Lex Irnitana

The lex Irnitana consists of fragments of Roman municipal laws dated to AD 91 which had been inscribed on a collection of six bronze tablets found in 1981 near El Saucejo, Spain.

[4] The tablets measure 57.5 by 91.5 cm (22.6 by 36.0 in)[1] and each has three holes at the top and bottom to fix them to the facade of an official building at a height where it could easily be read, as expressly required by article 95.

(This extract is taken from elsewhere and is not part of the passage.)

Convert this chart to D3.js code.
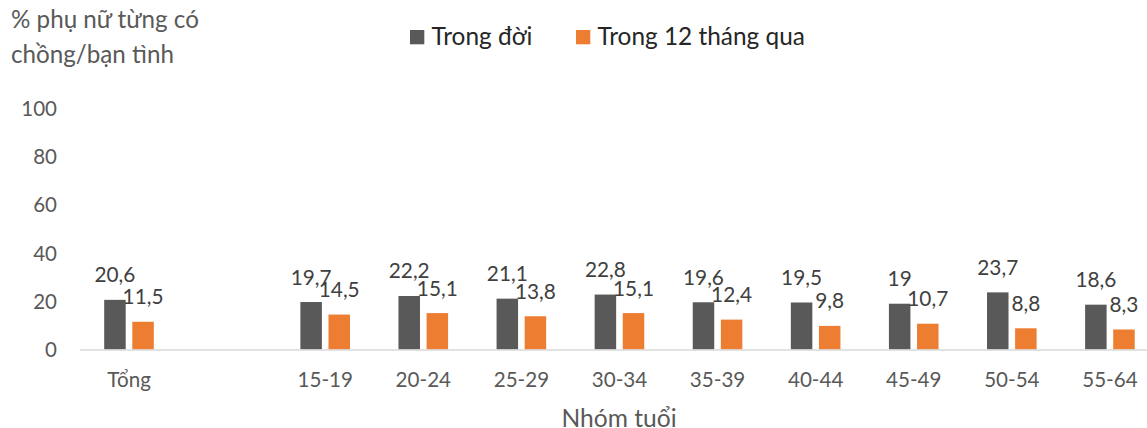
<!DOCTYPE html>
<html>
<head>
<meta charset="utf-8">
<script src="https://cdn.jsdelivr.net/npm/d3@7"></script>
<style>
  body { margin: 0; background: #fff; }
  text { font-family: Lato, "Open Sans", sans-serif; }
</style>
</head>
<body>
<div id="chart"></div>
<script>
// categories ("" is the empty slot between Tổng and the age groups)
var categories = ["Tổng", "", "15-19", "20-24", "25-29", "30-34", "35-39", "40-44", "45-49", "50-54", "55-64"];
var seriesNames = ["Trong đời", "Trong 12 tháng qua"];
var lifetime = [20.6, null, 19.7, 22.2, 21.1, 22.8, 19.6, 19.5, 19, 23.7, 18.6];
var last12 = [11.5, null, 14.5, 15.1, 13.8, 15.1, 12.4, 9.8, 10.7, 8.8, 8.3];
var yTicks = [0, 20, 40, 60, 80, 100];
var colors = ["#595959", "#ED7D31"];

var W = 1147, H = 428;
var plotL = 80, plotR = 1159, plotT = 108.5, plotB = 349.5;

var svg = d3.select("#chart").append("svg")
    .attr("width", W).attr("height", H);

var x0 = d3.scaleBand().domain(categories).range([plotL, plotR]);
var x1 = d3.scaleBand().domain(seriesNames)
    .range([24.2, 73.8]).paddingInner(0.235);
var y = d3.scaleLinear().domain([0, 100]).range([plotB, plotT]);

var rows = categories.map(function (c, i) {
  return { cat: c, vals: [lifetime[i], last12[i]] };
}).filter(function (d) { return d.cat !== ""; });

// y axis labels (no line)
svg.append("g").selectAll("text").data(yTicks).enter().append("text")
    .attr("x", 57).attr("y", function (d) { return y(d) + 7.5; })
    .attr("text-anchor", "end")
    .attr("fill", "#595959").style("font-size", "20.5px")
    .text(function (d) { return d; });

// bars
var groups = svg.append("g").selectAll("g").data(rows).enter().append("g")
    .attr("transform", function (d) { return "translate(" + x0(d.cat) + ",0)"; });

function pairs(d) {
  return d.vals.map(function (v, k) { return { s: seriesNames[k], v: v, k: k }; });
}

groups.selectAll("rect").data(pairs).enter().append("rect")
    .attr("x", function (d) { return x1(d.s); })
    .attr("width", x1.bandwidth())
    .attr("y", function (d) { return y(d.v); })
    .attr("height", function (d) { return plotB - y(d.v); })
    .attr("fill", function (d) { return colors[d.k]; });

groups.selectAll("text.lbl").data(pairs).enter().append("text").attr("class", "lbl")
    .attr("x", function (d) { return x1(d.s) + x1.bandwidth() / 2; })
    .attr("y", function (d) { return y(d.v) - 17.5; })
    .attr("text-anchor", "middle")
    .attr("fill", "#404040").style("font-size", "20.8px")
    .text(function (d) { return String(d.v).replace(".", ","); });

// x axis line
svg.append("line")
    .attr("x1", plotL).attr("x2", W)
    .attr("y1", plotB + 0.5).attr("y2", plotB + 0.5)
    .attr("stroke", "#D9D9D9").attr("stroke-width", 1.5);

// category labels
svg.append("g").selectAll("text").data(rows).enter().append("text")
    .attr("x", function (d) { return x0(d.cat) + x0.bandwidth() / 2; })
    .attr("y", 386.5)
    .attr("text-anchor", "middle")
    .attr("fill", "#595959").style("font-size", "20.6px")
    .text(function (d) { return d.cat; });

// axis titles
svg.append("text")
    .attr("x", 619).attr("y", 427)
    .attr("text-anchor", "middle")
    .attr("fill", "#595959").style("font-size", "24.6px")
    .text("Nhóm tuổi");

var yTitle = svg.append("text")
    .attr("fill", "#595959").style("font-size", "24.2px");
yTitle.append("tspan").attr("x", 11).attr("y", 28).text("% phụ nữ từng có");
yTitle.append("tspan").attr("x", 11).attr("y", 63).text("chồng/bạn tình");

// legend
var legX = [410, 576];
var leg = svg.append("g").selectAll("g").data(seriesNames).enter().append("g")
    .attr("transform", function (d, i) { return "translate(" + legX[i] + ",30)"; });
leg.append("rect").attr("width", 14.3).attr("height", 14.3)
    .attr("fill", function (d, i) { return colors[i]; });
leg.append("text").attr("x", 21.5).attr("y", 15)
    .attr("fill", "#262626").style("font-size", "24.4px")
    .text(function (d) { return d; });
</script>
</body>
</html>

Correlating the Lex Irnitana with other finds, it is possible to reconstruct most of the original numbering except for twelve sections at the end of tablet V.[2] The letter which is included at the end provides two dates for the text: Litterae datae IIII idus Apriles Circeis recitatae V idus Domitianas, which dates the letter to the 10th of April and its (public) reading to the 11th of the month Domitian (October)[2] both in the year that Manius Acilius Glabrio and Marcus Ulpius Traianus were consuls (AD 91) and is consistent with the granting of Latin Rights to Baetica in 73/74[5] and the original text of the document must have been composed somewhere in between using fragments of existing provisions in older laws from Augustean and even Republican times.

[5] The document contains the municipal regulations of the Hispano-Roman city of Irni and is signed by Emperor Domitian in Circei (Italy) in the year 91.

The text deals with the competencies of duumviri, aediles and quaestores, regulates the decurional order, manumission and the appointment of guardians, the relations between patronus and cliens, the acquisition of Roman civil rights by magistrates and public affairs, including the funding of cults, priesthoods, rituals, calendar and games, which were considered a religious matter.

[1] The text of the law was standard for all cities that held the rank of a municipality; only the name was changed when it was inscribed on bronze tablets for public display.